* Dataset excerpts *
◆ ◆ ◆ ◆
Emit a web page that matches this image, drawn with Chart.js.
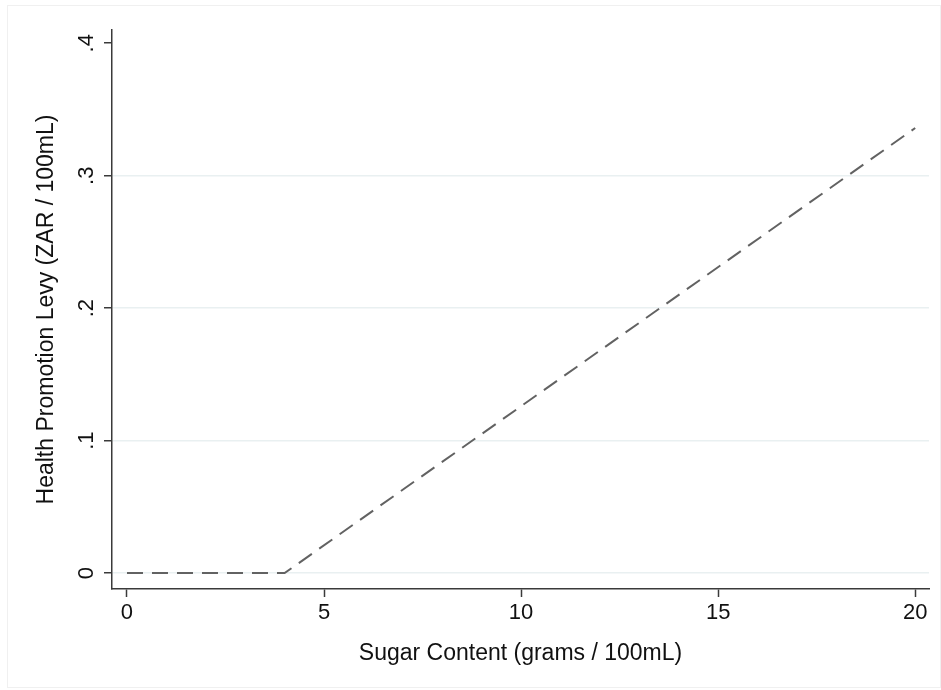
◆ ◆ ◆ ◆
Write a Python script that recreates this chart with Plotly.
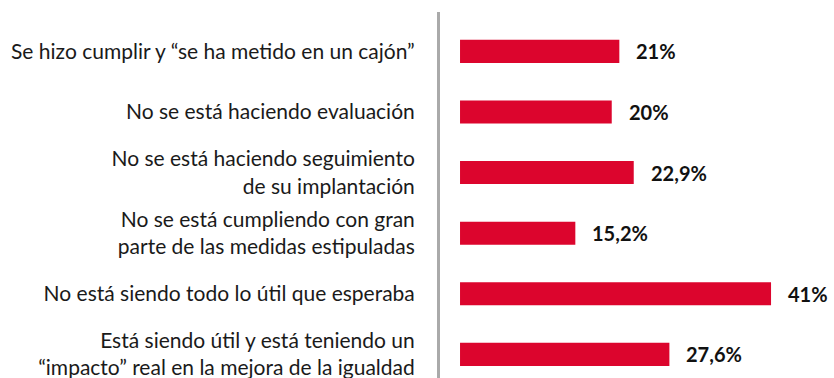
◆ ◆ ◆ ◆
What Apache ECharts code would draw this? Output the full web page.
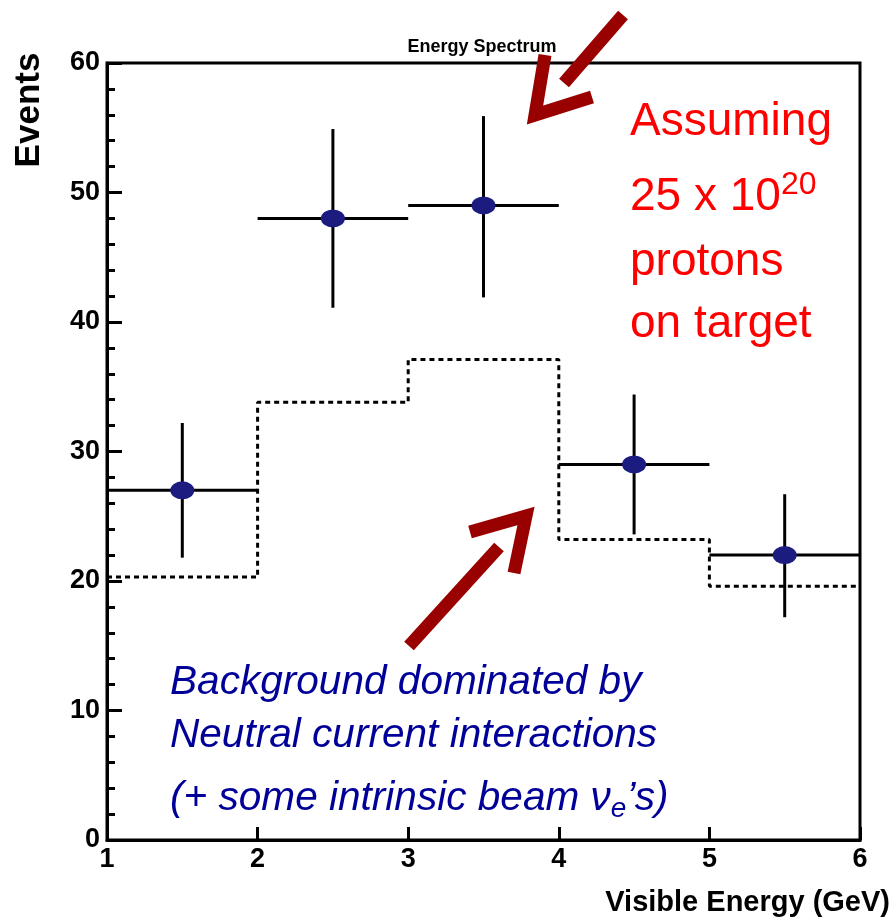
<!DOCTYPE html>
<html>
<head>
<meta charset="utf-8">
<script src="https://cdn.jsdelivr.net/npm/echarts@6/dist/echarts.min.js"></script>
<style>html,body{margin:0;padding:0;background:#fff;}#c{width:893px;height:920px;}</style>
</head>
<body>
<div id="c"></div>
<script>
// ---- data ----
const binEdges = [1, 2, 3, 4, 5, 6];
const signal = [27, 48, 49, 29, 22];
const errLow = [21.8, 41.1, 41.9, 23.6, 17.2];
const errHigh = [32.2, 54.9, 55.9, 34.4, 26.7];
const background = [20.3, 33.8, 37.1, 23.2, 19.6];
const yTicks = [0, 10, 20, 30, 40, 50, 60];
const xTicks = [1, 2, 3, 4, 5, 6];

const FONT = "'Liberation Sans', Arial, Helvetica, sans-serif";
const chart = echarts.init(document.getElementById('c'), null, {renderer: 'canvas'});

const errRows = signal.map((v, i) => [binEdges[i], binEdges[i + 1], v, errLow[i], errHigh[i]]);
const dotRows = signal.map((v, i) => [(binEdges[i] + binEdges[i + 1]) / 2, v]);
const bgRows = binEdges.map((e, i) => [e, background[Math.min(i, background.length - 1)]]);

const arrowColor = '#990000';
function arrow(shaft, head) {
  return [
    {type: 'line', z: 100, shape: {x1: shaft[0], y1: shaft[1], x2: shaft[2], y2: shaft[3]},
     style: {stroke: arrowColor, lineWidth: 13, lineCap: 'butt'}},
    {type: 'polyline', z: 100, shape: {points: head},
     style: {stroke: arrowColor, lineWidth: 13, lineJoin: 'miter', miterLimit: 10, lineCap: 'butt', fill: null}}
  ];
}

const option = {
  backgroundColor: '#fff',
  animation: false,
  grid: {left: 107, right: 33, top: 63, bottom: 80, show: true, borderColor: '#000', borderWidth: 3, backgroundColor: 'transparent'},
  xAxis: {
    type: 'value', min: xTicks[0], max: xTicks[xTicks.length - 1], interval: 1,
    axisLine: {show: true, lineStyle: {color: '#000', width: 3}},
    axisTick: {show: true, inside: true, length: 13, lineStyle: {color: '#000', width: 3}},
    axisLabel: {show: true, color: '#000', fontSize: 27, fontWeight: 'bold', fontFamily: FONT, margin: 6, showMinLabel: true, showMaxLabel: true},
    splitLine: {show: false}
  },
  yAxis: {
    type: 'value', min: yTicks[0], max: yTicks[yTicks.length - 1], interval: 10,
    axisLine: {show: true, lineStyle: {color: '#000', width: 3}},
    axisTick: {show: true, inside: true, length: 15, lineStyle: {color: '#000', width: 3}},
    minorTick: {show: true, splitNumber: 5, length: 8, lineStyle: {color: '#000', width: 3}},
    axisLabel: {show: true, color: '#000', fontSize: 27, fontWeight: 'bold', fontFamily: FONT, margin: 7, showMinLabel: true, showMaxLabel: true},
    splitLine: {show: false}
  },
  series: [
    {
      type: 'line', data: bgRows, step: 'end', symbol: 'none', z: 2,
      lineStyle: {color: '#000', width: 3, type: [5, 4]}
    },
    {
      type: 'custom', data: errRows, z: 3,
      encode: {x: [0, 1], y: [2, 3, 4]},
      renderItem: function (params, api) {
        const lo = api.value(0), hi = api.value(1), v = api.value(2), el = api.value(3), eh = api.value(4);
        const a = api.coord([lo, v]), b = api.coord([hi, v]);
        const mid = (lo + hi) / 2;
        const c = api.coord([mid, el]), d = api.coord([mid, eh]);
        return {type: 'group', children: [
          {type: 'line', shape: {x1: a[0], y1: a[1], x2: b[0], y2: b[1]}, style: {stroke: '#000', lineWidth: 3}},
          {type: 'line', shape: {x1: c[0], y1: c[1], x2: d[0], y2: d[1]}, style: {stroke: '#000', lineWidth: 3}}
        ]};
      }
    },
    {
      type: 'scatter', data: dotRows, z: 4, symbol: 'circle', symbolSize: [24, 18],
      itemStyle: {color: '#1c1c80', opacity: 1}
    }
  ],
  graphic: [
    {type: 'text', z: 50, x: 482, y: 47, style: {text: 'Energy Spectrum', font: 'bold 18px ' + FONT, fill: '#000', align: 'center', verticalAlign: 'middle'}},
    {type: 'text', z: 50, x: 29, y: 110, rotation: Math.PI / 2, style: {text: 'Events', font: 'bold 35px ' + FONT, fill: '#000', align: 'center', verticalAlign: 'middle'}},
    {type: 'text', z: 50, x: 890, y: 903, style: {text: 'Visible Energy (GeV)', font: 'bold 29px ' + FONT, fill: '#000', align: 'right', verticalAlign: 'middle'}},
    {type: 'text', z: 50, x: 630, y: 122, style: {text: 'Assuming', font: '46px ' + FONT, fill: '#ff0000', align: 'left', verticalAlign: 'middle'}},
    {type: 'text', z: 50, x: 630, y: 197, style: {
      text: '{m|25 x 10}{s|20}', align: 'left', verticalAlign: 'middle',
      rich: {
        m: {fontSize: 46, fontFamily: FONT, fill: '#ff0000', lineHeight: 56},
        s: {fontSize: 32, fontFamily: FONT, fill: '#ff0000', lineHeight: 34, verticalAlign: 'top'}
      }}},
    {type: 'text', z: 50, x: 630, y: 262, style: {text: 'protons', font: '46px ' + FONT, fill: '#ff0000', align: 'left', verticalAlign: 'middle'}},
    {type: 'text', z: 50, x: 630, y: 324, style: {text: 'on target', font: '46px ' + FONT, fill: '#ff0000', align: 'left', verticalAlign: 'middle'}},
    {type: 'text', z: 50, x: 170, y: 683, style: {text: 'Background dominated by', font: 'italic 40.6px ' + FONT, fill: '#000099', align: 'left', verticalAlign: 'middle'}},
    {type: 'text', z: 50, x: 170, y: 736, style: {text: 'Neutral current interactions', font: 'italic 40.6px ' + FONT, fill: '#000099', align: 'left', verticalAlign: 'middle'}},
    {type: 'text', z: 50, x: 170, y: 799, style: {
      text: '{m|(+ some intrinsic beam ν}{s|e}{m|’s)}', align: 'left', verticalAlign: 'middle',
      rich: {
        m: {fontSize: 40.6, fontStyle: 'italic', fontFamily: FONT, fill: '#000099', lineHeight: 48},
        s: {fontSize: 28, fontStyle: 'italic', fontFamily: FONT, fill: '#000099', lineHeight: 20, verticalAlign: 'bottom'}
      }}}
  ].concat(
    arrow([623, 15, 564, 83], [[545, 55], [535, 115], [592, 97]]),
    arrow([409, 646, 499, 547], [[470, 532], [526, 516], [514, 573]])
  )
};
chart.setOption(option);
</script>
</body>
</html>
◆ ◆ ◆ ◆
* Exercise instructions *
Scan the material above. Return every line containing the string "page".

* Solution for this task *
Emit a web page that matches this image, drawn with Chart.js.
What Apache ECharts code would draw this? Output the full web page.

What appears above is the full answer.